Magnet #226 - Unisphere, Symbol of the 64-65 World's Fair, Queens

So, this weekend is Open House New York, where several buildings and attractions in all five boroughs of NYC open their doors for the public.

I freakin' love this weekend - where else can you get more than a hundred tours around town - all free! They have several different types of tours, geared toward kids, architecture, sustainability, the arts, etc.

The only problem I have with OHNY (besides that it's sponsored by Target who hasn't built a damn Manhattan location yet, thus taunting the crap out of me), is that it's only for a weekend, and it's virtually impossible to do more than a few tours in that amount of time. And, then, you have to localize your tours, so that you're not running around all five boroughs like a madwoman.

For example, this is the first year that I'm doing Queens. Yesterday, we did the Trolley tour around Flushing Meadows/Corona Park, where we had a young tour guide tell us about the different areas inside the park. And later today, we're hopefully going to be able to make it on to the Architectural tour.

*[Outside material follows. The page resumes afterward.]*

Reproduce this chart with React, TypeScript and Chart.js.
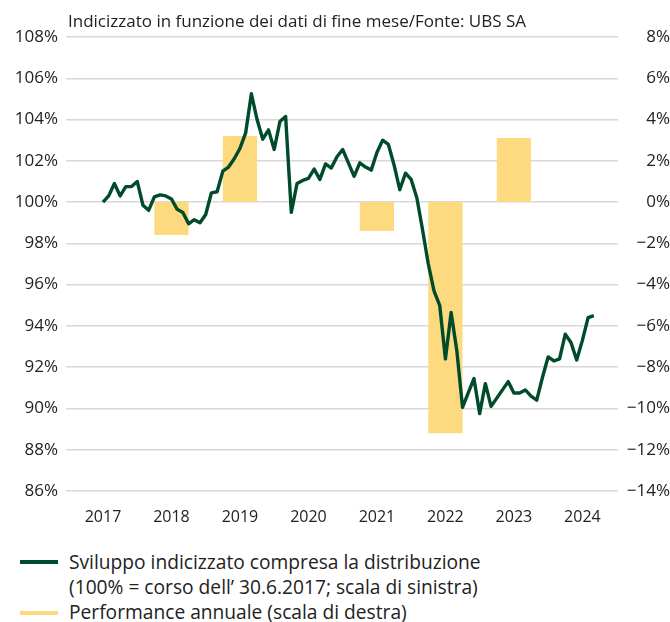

Another obsession of mine are the two World's Fairs (1939, 1964) that NYC has hosted, both in this park. The Unisphere on this magnet was built by US Steel for the 64 World's Fair, and was meant to symbolize peace through understanding. Corporate sponsorships were the order of the day, and it allowed them to unveil several supercool things to the world, such as:
  • Disney launched the Carousel of Progress and It's a Small World.
  • Ford debuted their Mustang, in this weird automated carousel of cars thing, where people could get in line and ride the car of their choice. Some of the guys that used to climb through the fences to avoid the entry fees say that they used to just come for the day, and ride the Mustang, timing their places in line to "get" the Mustang. And then once it was over, queue up again for it.
  • The Vatican brought Michelangelo's Pieta all the way from home!
  • The Belgian Village featured Belgium Waffles - which stands out for fairgoers as one of the most memorable foods of the fair.
  • Clairol launched some sort of hair product there (hairspray?), and they hired several local girls to be hair models.
  • New York State's Tent of Tomorrow Pavilion was a highlight (/pun intended) of the fair. I've heard from a coworker that it was just the coolest thing ever because of the glass ceiling. But also on the floor of the pavilion, Texaco sponsored a to-scale roadmap that you could walk all over, and see all of the Texaco locations in NY. Pretty nifty. Nowadays, the steel infrastructure is definitely falling by the wayside, its last bit of notoriety being used as spaceships for Men in Black.
  • Robert Moses (one of the city's most renowned planners/builders/all around city-shaper) had built an almost 10,000-square-foot panorama of the city - with almost 900,000 buildings! You can still visit it today at the Queens Museum of Art - and it's superfabulous. I could literally spend hours looking at it. It's basically in this giant room, with a veranda kind of thing along the wall, and you look down on it trying to pick out certain buildings and stuff.
Oh, I do tend to go on about this stuff, this is probably my longest post ever. Sorry - it's just fascinating the amount of money that people poured into this fair that ended up pretty much a financial disaster.

Anyway, so most of this fun stuff you can find out online, or at the terrific Queens Museum in Flushing, there's actually a superdupercool documentary about the fair that PBS did. They show actual footage of the fair, and interview several attendees. So freakin' neat.

Anyway, off to the fair...grounds!

eta:
So, I wrote all of the above before the 2-hour walking tour with an architecture professor and his PPT with superneat personal pictures of the fair. All of that, plus reading a postcard book on the way home, might qualify me to be able to give that tour all on my own now. Heh. Anyone want to go to Queens? I'll totally FB my staycation in Queens sometime tonight. Odd. I had wanted this year to be my Get-to-know-Brooklyn year, but it's turning out to be my Get-to-know-Queens year, instead. Heh.